Het ontwikkelen van het concept is een eerste stap in de richting van het ontwerp. Tussen het abstracte concept en het concrete ontwerp vindt nog een heel proces plaats. Dit ontwerpproces is geen eenvoudig vertaalproces, het is eerder te beschouwen als een creatief proces waarbij de ontwerper een mogelijke formele uitwerking bedenkt, deze toetst aan de gestelde eisen, vervolgens de mogelijke oplossing verwerpt of bijstelt om vervolgens opnieuw te toetsen, etc. Het is een iteratief proces dat deels cyclisch, deels in diverse richtingen doorlopen wordt, waarbij het zich telkens verder verdiept. Bij iedere stap kijkt de ontwerper naar eventuele consequenties voor de volgende stappen en creëert marges waarbinnen nog niet te overziene problemen kunnen worden opgelost. Ook kijkt men bij iedere stap terug of het oorspronkelijke concept nog overeind staat dan wel aanpassing behoeft. In dit stadium van het ontwerpproces kan het van belang zijn om verschillende mogelijke oplossingen naast elkaar te zetten en te vergelijken.

De vorm

Op een bepaald moment in het proces zullen concepten uitkristalliseren tot een definitievere vorm voor het ontwerp. De vraag is nu op welke manier de ontwerper vormgeeft en hoe hij tot een vorm komt. Is ontwerpen vergelijkbaar met het oplossen van een probleem waarbij de oplossing dan wel de vorm besloten ligt in de opgave? Deze vraag heeft heel wat pennen in beweging gebracht. Meestal draait het om de vraag of de eisen die aan een ontwerp gesteld worden (met name ten aanzien van bruikbaarheid of maakbaarheid) een vorm genereren of dat er een andere bron voor de vorm is.

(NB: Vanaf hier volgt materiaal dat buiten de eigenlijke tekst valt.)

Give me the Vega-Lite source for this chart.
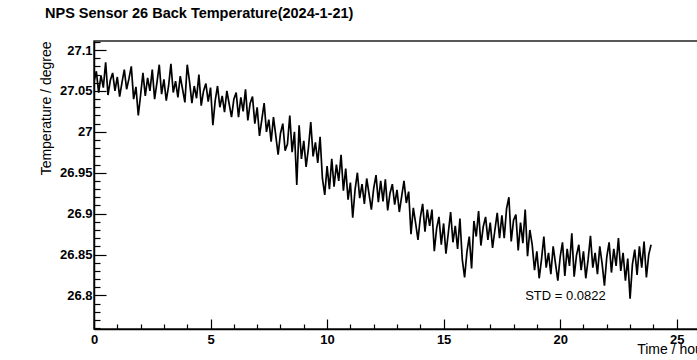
{
 "$schema": "https://vega.github.io/schema/vega-lite/v6.json",
 "width": 613,
 "height": 288,
 "autosize": {"type": "none"},
 "padding": {"left": 94, "top": 41, "right": 0, "bottom": 31},
 "background": "white",
 "title": {"text": "NPS Sensor 26 Back Temperature(2024-1-21)", "anchor": "start", "frame": "group", "dx": -49, "offset": 14, "font": "Liberation Sans", "fontSize": 14.5, "fontWeight": "bold", "color": "black"},
 "config": {"view": {"stroke": "#222", "strokeWidth": 1.5}, "font": "Liberation Sans"},
 "layer": [
  {
   "data": {"values": [
{"t":0.0,"v":27.061},{"t":0.1,"v":27.074},{"t":0.2,"v":27.048},{"t":0.3,"v":27.069},{"t":0.4,"v":27.054},{"t":0.5,"v":27.085},{"t":0.6,"v":27.045},{"t":0.7,"v":27.063},{"t":0.8,"v":27.072},{"t":0.9,"v":27.050},
{"t":1.0,"v":27.067},{"t":1.1,"v":27.043},{"t":1.2,"v":27.060},{"t":1.3,"v":27.076},{"t":1.4,"v":27.052},{"t":1.5,"v":27.065},{"t":1.6,"v":27.080},{"t":1.7,"v":27.040},{"t":1.8,"v":27.055},{"t":1.9,"v":27.020},
{"t":2.0,"v":27.045},{"t":2.1,"v":27.072},{"t":2.2,"v":27.044},{"t":2.3,"v":27.066},{"t":2.4,"v":27.050},{"t":2.5,"v":27.076},{"t":2.6,"v":27.040},{"t":2.7,"v":27.060},{"t":2.8,"v":27.082},{"t":2.9,"v":27.046},
{"t":3.0,"v":27.064},{"t":3.1,"v":27.038},{"t":3.2,"v":27.056},{"t":3.3,"v":27.083},{"t":3.4,"v":27.048},{"t":3.5,"v":27.062},{"t":3.6,"v":27.042},{"t":3.7,"v":27.068},{"t":3.8,"v":27.052},{"t":3.9,"v":27.036},
{"t":4.0,"v":27.082},{"t":4.1,"v":27.061},{"t":4.2,"v":27.035},{"t":4.3,"v":27.056},{"t":4.4,"v":27.041},{"t":4.5,"v":27.070},{"t":4.6,"v":27.032},{"t":4.7,"v":27.050},{"t":4.8,"v":27.059},{"t":4.9,"v":27.037},
{"t":5.0,"v":27.054},{"t":5.1,"v":27.008},{"t":5.2,"v":27.038},{"t":5.3,"v":27.056},{"t":5.4,"v":27.030},{"t":5.5,"v":27.044},{"t":5.6,"v":27.024},{"t":5.7,"v":27.050},{"t":5.8,"v":27.034},{"t":5.9,"v":27.018},
{"t":6.0,"v":27.040},{"t":6.1,"v":27.048},{"t":6.2,"v":27.018},{"t":6.3,"v":27.042},{"t":6.4,"v":27.025},{"t":6.5,"v":27.052},{"t":6.6,"v":27.014},{"t":6.7,"v":27.035},{"t":6.8,"v":27.043},{"t":6.9,"v":27.010},
{"t":7.0,"v":27.030},{"t":7.1,"v":26.995},{"t":7.2,"v":27.015},{"t":7.3,"v":27.035},{"t":7.4,"v":27.000},{"t":7.5,"v":27.015},{"t":7.6,"v":26.988},{"t":7.7,"v":27.018},{"t":7.8,"v":26.995},{"t":7.9,"v":26.972},
{"t":8.0,"v":26.998},{"t":8.1,"v":27.010},{"t":8.2,"v":26.977},{"t":8.3,"v":26.985},{"t":8.4,"v":27.020},{"t":8.5,"v":26.975},{"t":8.6,"v":27.000},{"t":8.7,"v":26.935},{"t":8.8,"v":27.008},{"t":8.9,"v":26.967},
{"t":9.0,"v":26.989},{"t":9.1,"v":26.957},{"t":9.2,"v":26.980},{"t":9.3,"v":27.012},{"t":9.4,"v":26.970},{"t":9.5,"v":26.987},{"t":9.6,"v":26.962},{"t":9.7,"v":26.994},{"t":9.8,"v":26.943},{"t":9.9,"v":26.923},
{"t":10.0,"v":26.958},{"t":10.1,"v":26.930},{"t":10.2,"v":26.967},{"t":10.3,"v":26.933},{"t":10.4,"v":26.960},{"t":10.5,"v":26.940},{"t":10.6,"v":26.972},{"t":10.7,"v":26.928},{"t":10.8,"v":26.955},{"t":10.9,"v":26.917},
{"t":11.0,"v":26.938},{"t":11.1,"v":26.895},{"t":11.2,"v":26.929},{"t":11.3,"v":26.950},{"t":11.4,"v":26.919},{"t":11.5,"v":26.936},{"t":11.6,"v":26.912},{"t":11.7,"v":26.943},{"t":11.8,"v":26.924},{"t":11.9,"v":26.905},
{"t":12.0,"v":26.931},{"t":12.1,"v":26.947},{"t":12.2,"v":26.914},{"t":12.3,"v":26.940},{"t":12.4,"v":26.915},{"t":12.5,"v":26.942},{"t":12.6,"v":26.904},{"t":12.7,"v":26.925},{"t":12.8,"v":26.936},{"t":12.9,"v":26.911},
{"t":13.0,"v":26.929},{"t":13.1,"v":26.902},{"t":13.2,"v":26.921},{"t":13.3,"v":26.940},{"t":13.4,"v":26.913},{"t":13.5,"v":26.927},{"t":13.6,"v":26.875},{"t":13.7,"v":26.907},{"t":13.8,"v":26.888},{"t":13.9,"v":26.868},
{"t":14.0,"v":26.895},{"t":14.1,"v":26.912},{"t":14.2,"v":26.878},{"t":14.3,"v":26.905},{"t":14.4,"v":26.885},{"t":14.5,"v":26.905},{"t":14.6,"v":26.854},{"t":14.7,"v":26.882},{"t":14.8,"v":26.896},{"t":14.9,"v":26.862},
{"t":15.0,"v":26.888},{"t":15.1,"v":26.851},{"t":15.2,"v":26.876},{"t":15.3,"v":26.902},{"t":15.4,"v":26.865},{"t":15.5,"v":26.885},{"t":15.6,"v":26.857},{"t":15.7,"v":26.894},{"t":15.8,"v":26.844},{"t":15.9,"v":26.822},
{"t":16.0,"v":26.853},{"t":16.1,"v":26.872},{"t":16.2,"v":26.833},{"t":16.3,"v":26.891},{"t":16.4,"v":26.872},{"t":16.5,"v":26.903},{"t":16.6,"v":26.861},{"t":16.7,"v":26.884},{"t":16.8,"v":26.896},{"t":16.9,"v":26.868},
{"t":17.0,"v":26.889},{"t":17.1,"v":26.858},{"t":17.2,"v":26.880},{"t":17.3,"v":26.901},{"t":17.4,"v":26.870},{"t":17.5,"v":26.898},{"t":17.6,"v":26.870},{"t":17.7,"v":26.906},{"t":17.8,"v":26.920},{"t":17.9,"v":26.866},
{"t":18.0,"v":26.892},{"t":18.1,"v":26.899},{"t":18.2,"v":26.855},{"t":18.3,"v":26.889},{"t":18.4,"v":26.864},{"t":18.5,"v":26.905},{"t":18.6,"v":26.848},{"t":18.7,"v":26.880},{"t":18.8,"v":26.862},{"t":18.9,"v":26.831},
{"t":19.0,"v":26.854},{"t":19.1,"v":26.821},{"t":19.2,"v":26.844},{"t":19.3,"v":26.872},{"t":19.4,"v":26.834},{"t":19.5,"v":26.852},{"t":19.6,"v":26.826},{"t":19.7,"v":26.860},{"t":19.8,"v":26.839},{"t":19.9,"v":26.818},
{"t":20.0,"v":26.847},{"t":20.1,"v":26.865},{"t":20.2,"v":26.824},{"t":20.3,"v":26.857},{"t":20.4,"v":26.836},{"t":20.5,"v":26.876},{"t":20.6,"v":26.823},{"t":20.7,"v":26.849},{"t":20.8,"v":26.862},{"t":20.9,"v":26.831},
{"t":21.0,"v":26.854},{"t":21.1,"v":26.821},{"t":21.2,"v":26.844},{"t":21.3,"v":26.873},{"t":21.4,"v":26.834},{"t":21.5,"v":26.852},{"t":21.6,"v":26.826},{"t":21.7,"v":26.860},{"t":21.8,"v":26.839},{"t":21.9,"v":26.812},
{"t":22.0,"v":26.847},{"t":22.1,"v":26.865},{"t":22.2,"v":26.828},{"t":22.3,"v":26.857},{"t":22.4,"v":26.836},{"t":22.5,"v":26.870},{"t":22.6,"v":26.830},{"t":22.7,"v":26.852},{"t":22.8,"v":26.818},{"t":22.9,"v":26.845},
{"t":23.0,"v":26.796},{"t":23.1,"v":26.838},{"t":23.2,"v":26.856},{"t":23.3,"v":26.825},{"t":23.4,"v":26.860},{"t":23.5,"v":26.834},{"t":23.6,"v":26.866},{"t":23.7,"v":26.822},{"t":23.8,"v":26.850},{"t":23.9,"v":26.862}
   ]},
   "mark": {"type": "line", "color": "black", "strokeWidth": 1.7, "clip": true},
   "encoding": {
    "x": {"field": "t", "type": "quantitative",
     "scale": {"domain": [0, 26.3], "nice": false, "zero": false},
     "axis": {"title": "Time / hour", "titleAnchor": "end", "titleAlign": "right", "titleFontSize": 14, "titleFontWeight": "normal", "titleColor": "black", "titlePadding": -9,
      "values": [0,1,2,3,4,5,6,7,8,9,10,11,12,13,14,15,16,17,18,19,20,21,22,23,24,25,26],
      "tickCount": 200,
      "labelExpr": "datum.value % 5 == 0 ? format(datum.value, 'd') : ''",
      "labelFontSize": 13, "labelFontWeight": "bold", "labelColor": "black", "labelFlush": false, "labelPadding": 14, "labelOverlap": false,
      "tickColor": "black", "tickWidth": 1.2,
      "tickSize": {"condition": {"test": "datum.value % 5 == 0", "value": -10}, "value": -5},
      "domainColor": "black", "domainWidth": 1.5, "grid": false}},
    "y": {"field": "v", "type": "quantitative",
     "scale": {"domain": [26.759, 27.111], "nice": false, "zero": false},
     "axis": {"title": "Temperature / degree", "titleAnchor": "end", "titleFontSize": 14, "titleFontWeight": "normal", "titleColor": "black", "titlePadding": 6,
      "values": [26.76,26.77,26.78,26.79,26.8,26.81,26.82,26.83,26.84,26.85,26.86,26.87,26.88,26.89,26.9,26.91,26.92,26.93,26.94,26.95,26.96,26.97,26.98,26.99,27,27.01,27.02,27.03,27.04,27.05,27.06,27.07,27.08,27.09,27.1,27.11],
      "tickCount": 200,
      "labelExpr": "round(datum.value*100) % 5 == 0 ? format(datum.value, '.2~f') : ''",
      "labelFontSize": 13, "labelFontWeight": "bold", "labelColor": "black", "labelFlush": false, "labelPadding": 14, "labelOverlap": false,
      "tickColor": "black", "tickWidth": 1.2,
      "tickSize": {"condition": {"test": "round(datum.value*100) % 5 == 0", "value": -12}, "value": -6},
      "domainColor": "black", "domainWidth": 1.5, "grid": false}}
   }
  },
  {
   "data": {"values": [{"t": 18.5, "v": 26.799, "label": "STD = 0.0822"}]},
   "mark": {"type": "text", "align": "left", "baseline": "middle", "font": "Liberation Sans", "fontSize": 13, "color": "black"},
   "encoding": {
    "x": {"field": "t", "type": "quantitative"},
    "y": {"field": "v", "type": "quantitative"},
    "text": {"field": "label"}
   }
  }
 ]
}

Kan men bijvoorbeeld uit het patroon van looplijnen op ondubbelzinnig wijze de vorm van een ruimte afleiden of kan de vorm van een momenten lijn de vorm van een overspanningsconstructie eenduidig bepalen?

En als een looplijn of een momenten lijn vorm genereren moet men dan de vorm van de constructie de vorm van de ruimte laten bepalen of bepaalt de vorm van de ruimte de constructie.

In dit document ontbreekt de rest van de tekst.